Understandably, with nine seasons and two movies already under its belt, The X Files looks like a daunting task to newcomers. Am I going to understand what’s happening? Do I have to watch the original series before the new series? Is it geared towards original fans? Is it even good? Yes. No. Yes and no. Definitely a yes.

Season ten, as fans lovingly refer to it, is basically a beginner’s guide to The X Files. In fact, one of the episodes has a full recap of the most important moments in X Files history–just to get the newbies up to speed. And although you don’t have to watch the original series to watch the revival, I’d recommend that you watch it anyway. Add it to your list on Netflix; they’ve got every episode! So of course it’s geared towards fans, but they’ve also worked very hard to gather a new audience.

Before I started the first episode I was nervous that, like so many movie sequels, this revival was going to disappoint and, frankly, insult the fans. Nevertheless, I was anxious to see what Carter was going to do with our dynamic duo so many years later. And after the first episode I was pleasantly surprised. It did a nice job of introducing the characters to a new demographic, as well as staying true to the Mulder and Scully that us “X-philes” know and love.

Overall, the season was a whirlwind blur of excitement crammed into six short weeks of television. The first episode, My Struggle, introduced the signature alien/government conspiracy that would underlie all six episodes. I was a little disappointed to find that it was almost identical to the story archs of the original series. However, the excitement of the revival masked My Struggle’s well worn and repetitive plot.

The rest of the season, except for the big alien conspiracy, fit into two categories: monster of the week and blast from the past. Carter regularly appeased fans by bringing back old characters and even older memories. How they brought back characters, on the other hand, was questionable. It seemed sloppy, with too many loose ends and unanswered questions to be a valid reason for the characters’ return.

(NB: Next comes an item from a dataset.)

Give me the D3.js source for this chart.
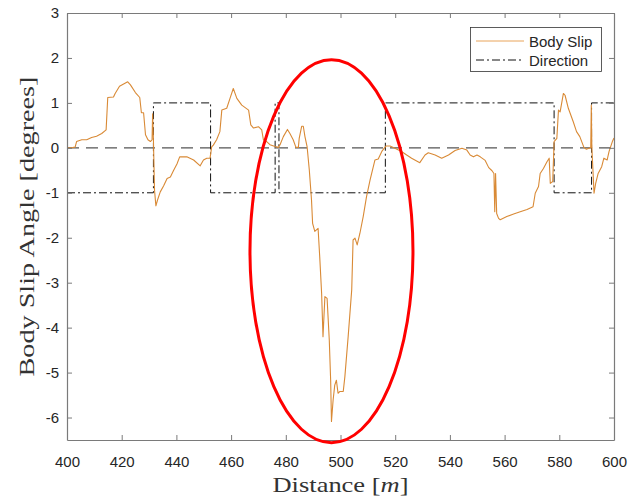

Not that I’m complaining.

Additionally, the references to the original series were well explained for the newbies, but ambiguous enough to make the audience (new and old) want more.

Originality wise, the conclusion of the season definitely made up for the first episode. The situation with Mulder and Scully’s son William, as well as the alien conspiracy-turned-invasion arc both came to a head. The tension was palpable in the low lamp light of my living room.

Overall, the revival season had a lot of strong elements. It accommodated both new and old fans without over simplifying the characters. However, in doing that, Carter ended up cramming too much into six episodes. For the dedicated fan, it was reference after minute detail after plot twist. To the casual viewer it was overwhelming. Though I understand Carter’s desire to really hook the audience, hopefully the next season (if there is one) will be less of a cacophony and more of a symphony.

Would I recommend watching the new series? Yes. Ignoring the background noise, you’ll find that the humor and soul of the characters are still very much alive. And if you look at the raw content and quality of the writing, you’ll find that The X Files is a thoughtful and entertaining piece of television.